__Task requirements__
Only the lines from the one with "Output the component" through the one with "ctx.fillRect(97, Math.round(y0) - 1.5, chart.width", inclusive, should be echoed exactly; pictures are left out.

▼

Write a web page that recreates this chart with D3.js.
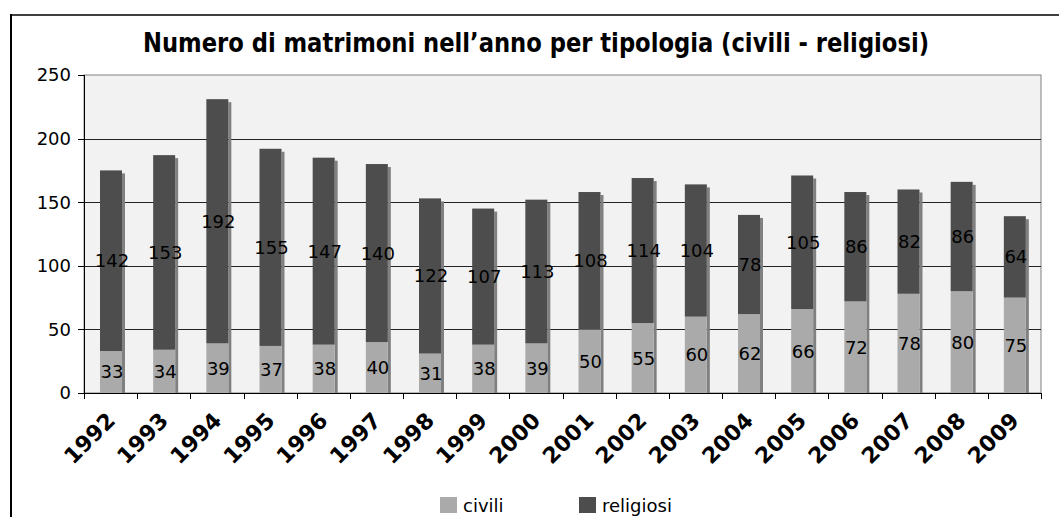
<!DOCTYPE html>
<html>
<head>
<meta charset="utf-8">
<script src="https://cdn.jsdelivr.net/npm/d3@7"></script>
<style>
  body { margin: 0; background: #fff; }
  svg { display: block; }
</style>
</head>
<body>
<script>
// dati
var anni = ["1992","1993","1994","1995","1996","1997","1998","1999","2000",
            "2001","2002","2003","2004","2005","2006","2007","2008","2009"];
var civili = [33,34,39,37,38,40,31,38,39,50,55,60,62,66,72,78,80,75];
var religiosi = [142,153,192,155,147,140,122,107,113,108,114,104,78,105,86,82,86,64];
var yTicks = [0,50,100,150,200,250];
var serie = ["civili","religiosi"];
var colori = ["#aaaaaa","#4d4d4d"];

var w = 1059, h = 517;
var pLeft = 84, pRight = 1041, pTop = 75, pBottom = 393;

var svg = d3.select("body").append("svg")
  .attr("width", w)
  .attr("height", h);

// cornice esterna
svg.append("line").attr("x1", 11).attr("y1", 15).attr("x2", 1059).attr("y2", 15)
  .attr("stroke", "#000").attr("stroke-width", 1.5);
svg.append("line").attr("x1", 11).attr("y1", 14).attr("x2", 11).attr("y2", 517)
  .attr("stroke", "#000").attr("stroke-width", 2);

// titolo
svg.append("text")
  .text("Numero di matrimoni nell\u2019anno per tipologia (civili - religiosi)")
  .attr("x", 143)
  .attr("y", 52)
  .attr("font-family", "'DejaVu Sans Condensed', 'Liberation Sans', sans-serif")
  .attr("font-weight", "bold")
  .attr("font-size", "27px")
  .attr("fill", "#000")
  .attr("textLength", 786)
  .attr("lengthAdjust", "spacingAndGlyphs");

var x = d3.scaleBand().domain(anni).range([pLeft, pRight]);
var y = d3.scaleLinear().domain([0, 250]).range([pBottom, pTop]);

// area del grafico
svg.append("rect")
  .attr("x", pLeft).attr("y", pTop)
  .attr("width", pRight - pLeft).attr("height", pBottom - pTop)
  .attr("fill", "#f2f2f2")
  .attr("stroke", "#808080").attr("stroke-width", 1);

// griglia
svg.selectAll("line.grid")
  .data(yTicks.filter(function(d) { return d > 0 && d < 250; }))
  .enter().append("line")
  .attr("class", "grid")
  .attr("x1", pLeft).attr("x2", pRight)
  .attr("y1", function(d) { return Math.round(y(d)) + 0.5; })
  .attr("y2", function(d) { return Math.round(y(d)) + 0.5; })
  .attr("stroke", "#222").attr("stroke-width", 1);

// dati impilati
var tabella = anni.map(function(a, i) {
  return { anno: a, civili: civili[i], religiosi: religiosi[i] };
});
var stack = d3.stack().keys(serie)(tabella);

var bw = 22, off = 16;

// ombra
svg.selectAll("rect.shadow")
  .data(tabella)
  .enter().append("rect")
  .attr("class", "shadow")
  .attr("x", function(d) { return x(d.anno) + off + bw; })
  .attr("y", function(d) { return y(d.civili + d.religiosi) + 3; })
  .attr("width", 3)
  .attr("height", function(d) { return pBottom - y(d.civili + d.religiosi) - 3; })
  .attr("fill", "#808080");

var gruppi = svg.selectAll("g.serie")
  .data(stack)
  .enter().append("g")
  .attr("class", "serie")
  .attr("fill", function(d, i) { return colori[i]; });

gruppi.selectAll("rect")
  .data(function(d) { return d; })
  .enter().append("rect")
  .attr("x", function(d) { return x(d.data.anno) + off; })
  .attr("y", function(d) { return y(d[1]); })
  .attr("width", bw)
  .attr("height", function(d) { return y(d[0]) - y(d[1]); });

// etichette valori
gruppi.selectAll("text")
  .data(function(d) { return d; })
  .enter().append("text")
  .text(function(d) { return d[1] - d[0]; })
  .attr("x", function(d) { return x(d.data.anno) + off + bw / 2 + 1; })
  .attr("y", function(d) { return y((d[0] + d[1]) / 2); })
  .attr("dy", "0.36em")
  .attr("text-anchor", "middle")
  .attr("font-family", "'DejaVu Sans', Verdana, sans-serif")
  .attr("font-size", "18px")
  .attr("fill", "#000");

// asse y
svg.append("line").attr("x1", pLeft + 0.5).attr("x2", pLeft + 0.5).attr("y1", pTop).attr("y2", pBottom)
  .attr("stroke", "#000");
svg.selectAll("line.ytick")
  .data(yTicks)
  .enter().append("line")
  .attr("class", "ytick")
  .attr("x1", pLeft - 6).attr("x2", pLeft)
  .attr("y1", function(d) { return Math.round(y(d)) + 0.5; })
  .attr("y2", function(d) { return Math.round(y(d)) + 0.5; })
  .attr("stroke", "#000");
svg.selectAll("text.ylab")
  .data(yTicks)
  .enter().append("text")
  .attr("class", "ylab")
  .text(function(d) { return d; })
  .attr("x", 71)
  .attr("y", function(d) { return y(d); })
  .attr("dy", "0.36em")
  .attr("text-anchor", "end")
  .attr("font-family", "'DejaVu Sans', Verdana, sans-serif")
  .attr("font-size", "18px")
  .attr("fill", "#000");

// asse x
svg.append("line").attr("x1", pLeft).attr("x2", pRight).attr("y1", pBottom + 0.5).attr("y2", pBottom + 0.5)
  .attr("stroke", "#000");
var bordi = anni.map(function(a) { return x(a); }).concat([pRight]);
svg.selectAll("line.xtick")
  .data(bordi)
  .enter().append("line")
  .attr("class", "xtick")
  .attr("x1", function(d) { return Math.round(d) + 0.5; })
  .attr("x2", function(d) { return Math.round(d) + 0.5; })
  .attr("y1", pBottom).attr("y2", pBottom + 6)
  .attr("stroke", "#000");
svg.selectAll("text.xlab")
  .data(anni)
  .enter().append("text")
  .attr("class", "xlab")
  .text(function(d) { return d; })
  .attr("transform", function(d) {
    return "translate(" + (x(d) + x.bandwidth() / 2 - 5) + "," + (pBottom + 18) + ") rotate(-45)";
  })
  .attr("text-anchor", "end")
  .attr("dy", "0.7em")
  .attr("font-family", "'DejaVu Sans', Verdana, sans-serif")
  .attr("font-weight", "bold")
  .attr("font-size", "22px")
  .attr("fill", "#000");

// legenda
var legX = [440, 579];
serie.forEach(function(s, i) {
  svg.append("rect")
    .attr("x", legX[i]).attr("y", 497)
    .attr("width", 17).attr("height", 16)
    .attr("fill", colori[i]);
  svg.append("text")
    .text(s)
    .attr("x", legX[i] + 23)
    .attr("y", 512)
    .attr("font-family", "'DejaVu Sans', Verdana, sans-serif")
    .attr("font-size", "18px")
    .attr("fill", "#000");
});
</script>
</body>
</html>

▲
▼

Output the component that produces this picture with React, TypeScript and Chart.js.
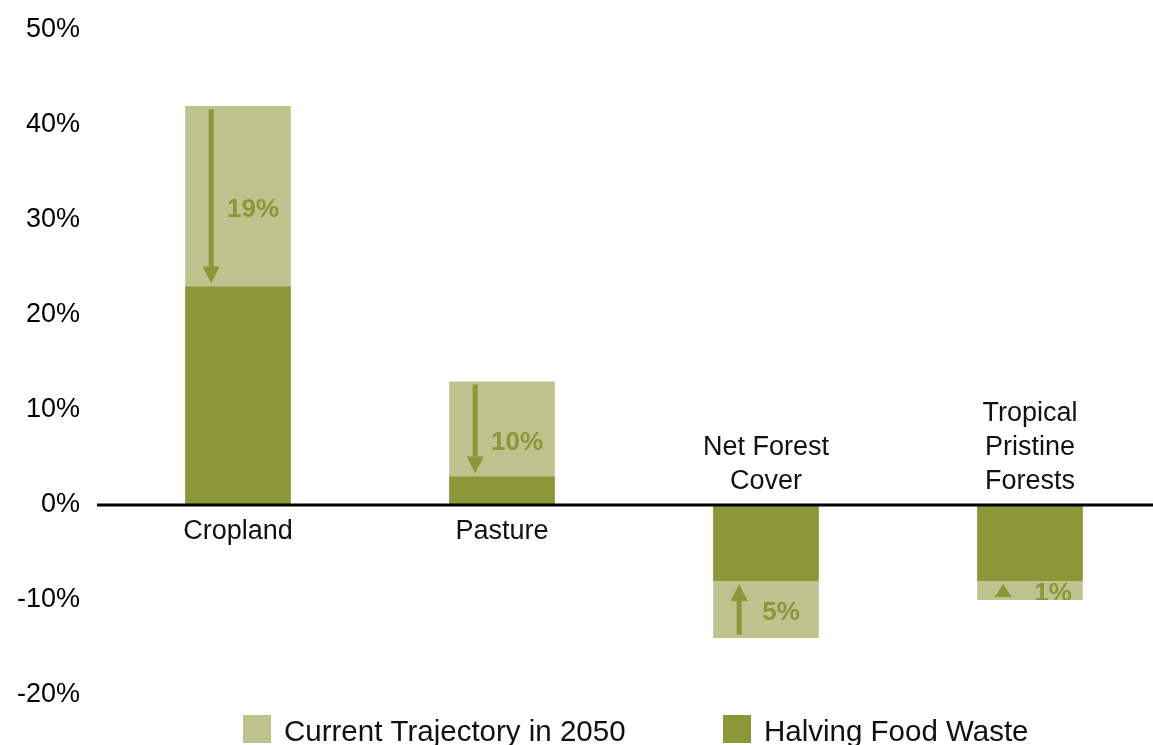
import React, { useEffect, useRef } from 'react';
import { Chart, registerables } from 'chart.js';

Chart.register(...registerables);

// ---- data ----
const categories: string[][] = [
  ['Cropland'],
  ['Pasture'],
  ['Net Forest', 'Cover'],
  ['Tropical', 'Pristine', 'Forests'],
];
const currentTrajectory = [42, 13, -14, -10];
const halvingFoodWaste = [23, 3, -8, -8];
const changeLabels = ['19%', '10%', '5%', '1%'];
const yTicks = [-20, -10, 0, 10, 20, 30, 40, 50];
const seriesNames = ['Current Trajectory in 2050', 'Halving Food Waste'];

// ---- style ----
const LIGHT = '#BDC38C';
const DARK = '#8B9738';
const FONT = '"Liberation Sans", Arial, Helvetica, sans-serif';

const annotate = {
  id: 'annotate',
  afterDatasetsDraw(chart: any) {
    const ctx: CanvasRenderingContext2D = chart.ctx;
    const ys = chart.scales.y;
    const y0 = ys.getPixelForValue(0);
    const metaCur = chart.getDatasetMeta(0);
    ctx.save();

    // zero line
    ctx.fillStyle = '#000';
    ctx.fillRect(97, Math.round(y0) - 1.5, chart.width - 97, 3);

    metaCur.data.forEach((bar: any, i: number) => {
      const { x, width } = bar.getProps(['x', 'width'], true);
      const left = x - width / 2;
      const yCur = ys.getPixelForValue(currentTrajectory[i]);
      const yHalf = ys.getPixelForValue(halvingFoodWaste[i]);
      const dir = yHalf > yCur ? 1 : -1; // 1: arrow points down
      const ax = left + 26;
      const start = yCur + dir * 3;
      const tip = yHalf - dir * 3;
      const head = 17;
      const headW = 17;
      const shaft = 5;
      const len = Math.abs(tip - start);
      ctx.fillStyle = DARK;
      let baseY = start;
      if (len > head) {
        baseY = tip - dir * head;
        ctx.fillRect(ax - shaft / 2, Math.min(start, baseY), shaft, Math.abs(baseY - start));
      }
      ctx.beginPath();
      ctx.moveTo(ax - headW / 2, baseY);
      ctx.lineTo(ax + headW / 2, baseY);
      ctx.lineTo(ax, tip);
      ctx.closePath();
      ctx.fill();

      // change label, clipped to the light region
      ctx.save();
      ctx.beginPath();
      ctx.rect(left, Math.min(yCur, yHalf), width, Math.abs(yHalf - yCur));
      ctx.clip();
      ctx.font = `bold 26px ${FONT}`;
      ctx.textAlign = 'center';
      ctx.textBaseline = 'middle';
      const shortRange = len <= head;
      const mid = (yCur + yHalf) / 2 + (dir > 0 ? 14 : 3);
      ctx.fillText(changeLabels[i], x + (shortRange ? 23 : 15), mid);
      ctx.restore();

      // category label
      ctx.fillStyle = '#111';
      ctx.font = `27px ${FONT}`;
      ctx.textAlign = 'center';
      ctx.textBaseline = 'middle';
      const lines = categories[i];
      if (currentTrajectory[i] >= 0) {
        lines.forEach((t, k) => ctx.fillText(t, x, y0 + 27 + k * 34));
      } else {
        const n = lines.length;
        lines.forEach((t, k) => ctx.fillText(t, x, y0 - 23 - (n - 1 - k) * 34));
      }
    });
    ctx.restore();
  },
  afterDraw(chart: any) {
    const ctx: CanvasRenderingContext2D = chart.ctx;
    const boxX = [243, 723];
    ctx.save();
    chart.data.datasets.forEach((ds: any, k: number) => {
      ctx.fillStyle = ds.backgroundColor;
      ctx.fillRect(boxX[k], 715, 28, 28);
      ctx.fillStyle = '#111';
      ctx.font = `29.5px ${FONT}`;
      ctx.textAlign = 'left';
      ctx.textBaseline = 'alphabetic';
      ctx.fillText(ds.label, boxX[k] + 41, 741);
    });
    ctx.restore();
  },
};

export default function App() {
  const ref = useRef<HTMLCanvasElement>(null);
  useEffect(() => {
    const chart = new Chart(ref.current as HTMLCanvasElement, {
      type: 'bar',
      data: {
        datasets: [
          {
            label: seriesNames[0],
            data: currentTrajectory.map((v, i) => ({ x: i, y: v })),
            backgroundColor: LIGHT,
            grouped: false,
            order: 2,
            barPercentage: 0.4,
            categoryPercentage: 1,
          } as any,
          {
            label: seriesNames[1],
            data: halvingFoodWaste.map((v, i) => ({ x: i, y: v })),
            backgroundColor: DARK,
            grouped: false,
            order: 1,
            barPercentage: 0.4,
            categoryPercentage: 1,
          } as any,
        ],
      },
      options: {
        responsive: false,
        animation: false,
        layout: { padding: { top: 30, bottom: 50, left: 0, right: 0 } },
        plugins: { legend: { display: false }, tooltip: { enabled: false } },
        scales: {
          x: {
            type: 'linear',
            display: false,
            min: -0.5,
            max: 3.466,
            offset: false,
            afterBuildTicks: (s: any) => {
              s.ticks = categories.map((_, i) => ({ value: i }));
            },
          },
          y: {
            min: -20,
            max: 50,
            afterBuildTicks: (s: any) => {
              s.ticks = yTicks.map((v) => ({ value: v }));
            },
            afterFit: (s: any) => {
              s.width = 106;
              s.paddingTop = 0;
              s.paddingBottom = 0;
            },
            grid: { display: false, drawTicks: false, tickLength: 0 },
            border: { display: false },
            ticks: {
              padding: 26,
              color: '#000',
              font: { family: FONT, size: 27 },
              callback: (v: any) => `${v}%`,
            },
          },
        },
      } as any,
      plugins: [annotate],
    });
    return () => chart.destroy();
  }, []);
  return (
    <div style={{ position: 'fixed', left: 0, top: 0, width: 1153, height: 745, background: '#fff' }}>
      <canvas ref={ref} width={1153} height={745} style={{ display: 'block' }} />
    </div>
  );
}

▲

__Solution for this task__
Output the component that produces this picture with React, TypeScript and Chart.js.
import React, { useEffect, useRef } from 'react';
import { Chart, registerables } from 'chart.js';

Chart.register(...registerables);

// ---- data ----
const categories: string[][] = [
  ['Cropland'],
  ['Pasture'],
  ['Net Forest', 'Cover'],
  ['Tropical', 'Pristine', 'Forests'],
];
const currentTrajectory = [42, 13, -14, -10];
const halvingFoodWaste = [23, 3, -8, -8];
const changeLabels = ['19%', '10%', '5%', '1%'];
const yTicks = [-20, -10, 0, 10, 20, 30, 40, 50];
const seriesNames = ['Current Trajectory in 2050', 'Halving Food Waste'];

// ---- style ----
const LIGHT = '#BDC38C';
const DARK = '#8B9738';
const FONT = '"Liberation Sans", Arial, Helvetica, sans-serif';

const annotate = {
  id: 'annotate',
  afterDatasetsDraw(chart: any) {
    const ctx: CanvasRenderingContext2D = chart.ctx;
    const ys = chart.scales.y;
    const y0 = ys.getPixelForValue(0);
    const metaCur = chart.getDatasetMeta(0);
    ctx.save();

    // zero line
    ctx.fillStyle = '#000';
    ctx.fillRect(97, Math.round(y0) - 1.5, chart.width - 97, 3);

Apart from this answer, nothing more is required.